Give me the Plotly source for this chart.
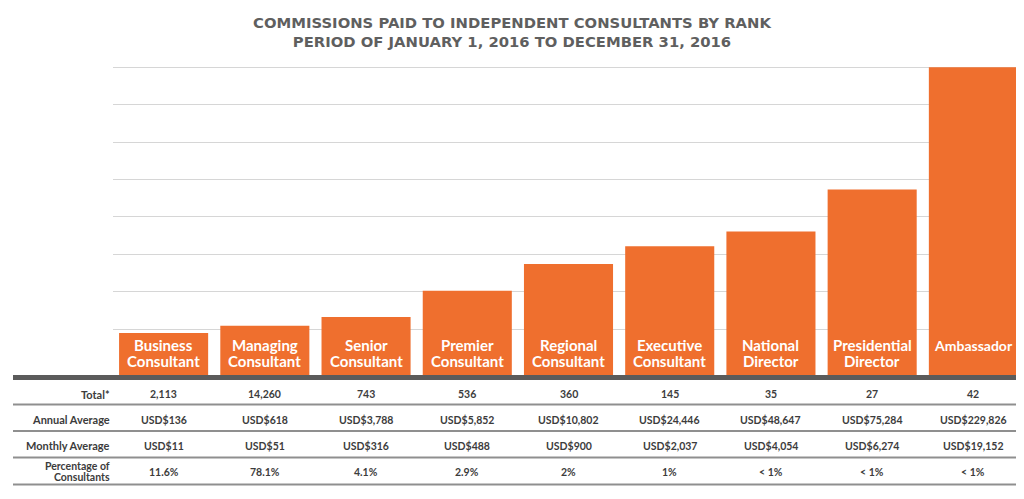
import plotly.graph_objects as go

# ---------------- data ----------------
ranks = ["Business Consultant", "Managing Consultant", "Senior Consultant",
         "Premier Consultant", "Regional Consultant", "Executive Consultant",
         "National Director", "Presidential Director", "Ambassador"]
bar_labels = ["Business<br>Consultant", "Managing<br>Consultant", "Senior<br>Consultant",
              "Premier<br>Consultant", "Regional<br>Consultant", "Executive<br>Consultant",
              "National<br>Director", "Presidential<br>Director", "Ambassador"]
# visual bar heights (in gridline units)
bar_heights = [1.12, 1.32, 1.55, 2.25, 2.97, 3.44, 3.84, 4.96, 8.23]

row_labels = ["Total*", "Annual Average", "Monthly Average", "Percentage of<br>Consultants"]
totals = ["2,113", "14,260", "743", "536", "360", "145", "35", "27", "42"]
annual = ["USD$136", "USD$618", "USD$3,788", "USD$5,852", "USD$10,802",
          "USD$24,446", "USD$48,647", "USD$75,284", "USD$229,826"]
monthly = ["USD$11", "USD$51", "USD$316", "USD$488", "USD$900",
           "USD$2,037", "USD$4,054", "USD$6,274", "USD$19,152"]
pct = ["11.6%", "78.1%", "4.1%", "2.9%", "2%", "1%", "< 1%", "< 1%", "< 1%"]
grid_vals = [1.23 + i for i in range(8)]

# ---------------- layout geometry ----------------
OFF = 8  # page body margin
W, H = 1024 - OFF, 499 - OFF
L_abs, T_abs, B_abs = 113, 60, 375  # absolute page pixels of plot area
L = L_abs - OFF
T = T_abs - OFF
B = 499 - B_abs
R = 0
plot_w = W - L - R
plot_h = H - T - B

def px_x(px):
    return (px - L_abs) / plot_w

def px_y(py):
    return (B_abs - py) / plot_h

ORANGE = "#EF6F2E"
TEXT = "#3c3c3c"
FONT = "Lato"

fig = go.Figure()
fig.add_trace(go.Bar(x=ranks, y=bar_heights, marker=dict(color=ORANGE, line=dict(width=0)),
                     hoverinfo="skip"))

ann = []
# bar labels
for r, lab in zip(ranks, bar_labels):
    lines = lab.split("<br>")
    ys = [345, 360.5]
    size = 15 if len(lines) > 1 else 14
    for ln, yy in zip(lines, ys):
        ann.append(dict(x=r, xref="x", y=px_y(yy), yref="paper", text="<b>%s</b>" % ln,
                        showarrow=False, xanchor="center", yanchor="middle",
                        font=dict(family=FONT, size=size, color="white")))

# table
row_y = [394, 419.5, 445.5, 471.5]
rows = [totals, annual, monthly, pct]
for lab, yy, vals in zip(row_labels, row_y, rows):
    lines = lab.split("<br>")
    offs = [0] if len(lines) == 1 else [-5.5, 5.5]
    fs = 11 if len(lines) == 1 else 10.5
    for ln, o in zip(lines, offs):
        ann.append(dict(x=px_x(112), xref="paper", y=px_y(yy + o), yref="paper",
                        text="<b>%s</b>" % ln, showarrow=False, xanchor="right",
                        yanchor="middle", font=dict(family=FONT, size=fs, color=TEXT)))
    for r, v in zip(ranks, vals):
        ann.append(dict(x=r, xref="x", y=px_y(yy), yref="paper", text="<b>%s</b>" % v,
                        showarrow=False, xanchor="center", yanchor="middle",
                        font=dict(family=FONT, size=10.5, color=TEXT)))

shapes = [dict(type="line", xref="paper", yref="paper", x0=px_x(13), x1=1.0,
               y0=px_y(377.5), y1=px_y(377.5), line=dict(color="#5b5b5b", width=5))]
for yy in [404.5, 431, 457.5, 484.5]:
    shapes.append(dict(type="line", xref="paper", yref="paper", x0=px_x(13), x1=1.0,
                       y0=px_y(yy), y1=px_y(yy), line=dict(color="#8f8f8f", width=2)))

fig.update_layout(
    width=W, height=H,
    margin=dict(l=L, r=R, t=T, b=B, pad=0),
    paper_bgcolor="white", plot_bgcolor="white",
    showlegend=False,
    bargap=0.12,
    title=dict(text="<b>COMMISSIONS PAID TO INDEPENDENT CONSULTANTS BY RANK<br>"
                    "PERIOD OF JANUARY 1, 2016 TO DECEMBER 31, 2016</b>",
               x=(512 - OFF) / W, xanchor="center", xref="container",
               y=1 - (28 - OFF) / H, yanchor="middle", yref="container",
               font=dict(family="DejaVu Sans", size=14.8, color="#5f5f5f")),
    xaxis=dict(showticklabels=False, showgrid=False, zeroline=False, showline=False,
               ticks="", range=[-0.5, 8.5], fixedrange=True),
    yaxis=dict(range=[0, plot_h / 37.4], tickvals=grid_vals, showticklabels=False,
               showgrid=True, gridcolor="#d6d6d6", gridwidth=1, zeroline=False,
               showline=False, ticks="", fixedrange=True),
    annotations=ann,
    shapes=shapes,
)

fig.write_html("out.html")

WRITTEN INSTRUCTION:
Without including any picture, repeat the data exactly.

CORRECT RESPONSE:
Give me the Plotly source for this chart.
import plotly.graph_objects as go

# ---------------- data ----------------
ranks = ["Business Consultant", "Managing Consultant", "Senior Consultant",
         "Premier Consultant", "Regional Consultant", "Executive Consultant",
         "National Director", "Presidential Director", "Ambassador"]
bar_labels = ["Business<br>Consultant", "Managing<br>Consultant", "Senior<br>Consultant",
              "Premier<br>Consultant", "Regional<br>Consultant", "Executive<br>Consultant",
              "National<br>Director", "Presidential<br>Director", "Ambassador"]
# visual bar heights (in gridline units)
bar_heights = [1.12, 1.32, 1.55, 2.25, 2.97, 3.44, 3.84, 4.96, 8.23]

row_labels = ["Total*", "Annual Average", "Monthly Average", "Percentage of<br>Consultants"]
totals = ["2,113", "14,260", "743", "536", "360", "145", "35", "27", "42"]
annual = ["USD$136", "USD$618", "USD$3,788", "USD$5,852", "USD$10,802",
          "USD$24,446", "USD$48,647", "USD$75,284", "USD$229,826"]
monthly = ["USD$11", "USD$51", "USD$316", "USD$488", "USD$900",
           "USD$2,037", "USD$4,054", "USD$6,274", "USD$19,152"]
pct = ["11.6%", "78.1%", "4.1%", "2.9%", "2%", "1%", "< 1%", "< 1%", "< 1%"]
grid_vals = [1.23 + i for i in range(8)]

# ---------------- layout geometry ----------------
OFF = 8  # page body margin
W, H = 1024 - OFF, 499 - OFF
L_abs, T_abs, B_abs = 113, 60, 375  # absolute page pixels of plot area
L = L_abs - OFF
T = T_abs - OFF
B = 499 - B_abs
R = 0
plot_w = W - L - R
plot_h = H - T - B

def px_x(px):
    return (px - L_abs) / plot_w

def px_y(py):
    return (B_abs - py) / plot_h

ORANGE = "#EF6F2E"
TEXT = "#3c3c3c"
FONT = "Lato"

fig = go.Figure()
fig.add_trace(go.Bar(x=ranks, y=bar_heights, marker=dict(color=ORANGE, line=dict(width=0)),
                     hoverinfo="skip"))

ann = []
# bar labels
for r, lab in zip(ranks, bar_labels):
    lines = lab.split("<br>")
    ys = [345, 360.5]
    size = 15 if len(lines) > 1 else 14
    for ln, yy in zip(lines, ys):
        ann.append(dict(x=r, xref="x", y=px_y(yy), yref="paper", text="<b>%s</b>" % ln,
                        showarrow=False, xanchor="center", yanchor="middle",
                        font=dict(family=FONT, size=size, color="white")))

# table
row_y = [394, 419.5, 445.5, 471.5]
rows = [totals, annual, monthly, pct]
for lab, yy, vals in zip(row_labels, row_y, rows):
    lines = lab.split("<br>")
    offs = [0] if len(lines) == 1 else [-5.5, 5.5]
    fs = 11 if len(lines) == 1 else 10.5
    for ln, o in zip(lines, offs):
        ann.append(dict(x=px_x(112), xref="paper", y=px_y(yy + o), yref="paper",
                        text="<b>%s</b>" % ln, showarrow=False, xanchor="right",
                        yanchor="middle", font=dict(family=FONT, size=fs, color=TEXT)))
    for r, v in zip(ranks, vals):
        ann.append(dict(x=r, xref="x", y=px_y(yy), yref="paper", text="<b>%s</b>" % v,
                        showarrow=False, xanchor="center", yanchor="middle",
                        font=dict(family=FONT, size=10.5, color=TEXT)))

shapes = [dict(type="line", xref="paper", yref="paper", x0=px_x(13), x1=1.0,
               y0=px_y(377.5), y1=px_y(377.5), line=dict(color="#5b5b5b", width=5))]
for yy in [404.5, 431, 457.5, 484.5]:
    shapes.append(dict(type="line", xref="paper", yref="paper", x0=px_x(13), x1=1.0,
                       y0=px_y(yy), y1=px_y(yy), line=dict(color="#8f8f8f", width=2)))

fig.update_layout(
    width=W, height=H,
    margin=dict(l=L, r=R, t=T, b=B, pad=0),
    paper_bgcolor="white", plot_bgcolor="white",
    showlegend=False,
    bargap=0.12,
    title=dict(text="<b>COMMISSIONS PAID TO INDEPENDENT CONSULTANTS BY RANK<br>"
                    "PERIOD OF JANUARY 1, 2016 TO DECEMBER 31, 2016</b>",
               x=(512 - OFF) / W, xanchor="center", xref="container",
               y=1 - (28 - OFF) / H, yanchor="middle", yref="container",
               font=dict(family="DejaVu Sans", size=14.8, color="#5f5f5f")),
    xaxis=dict(showticklabels=False, showgrid=False, zeroline=False, showline=False,
               ticks="", range=[-0.5, 8.5], fixedrange=True),
    yaxis=dict(range=[0, plot_h / 37.4], tickvals=grid_vals, showticklabels=False,
               showgrid=True, gridcolor="#d6d6d6", gridwidth=1, zeroline=False,
               showline=False, ticks="", fixedrange=True),
    annotations=ann,
    shapes=shapes,
)

fig.write_html("out.html")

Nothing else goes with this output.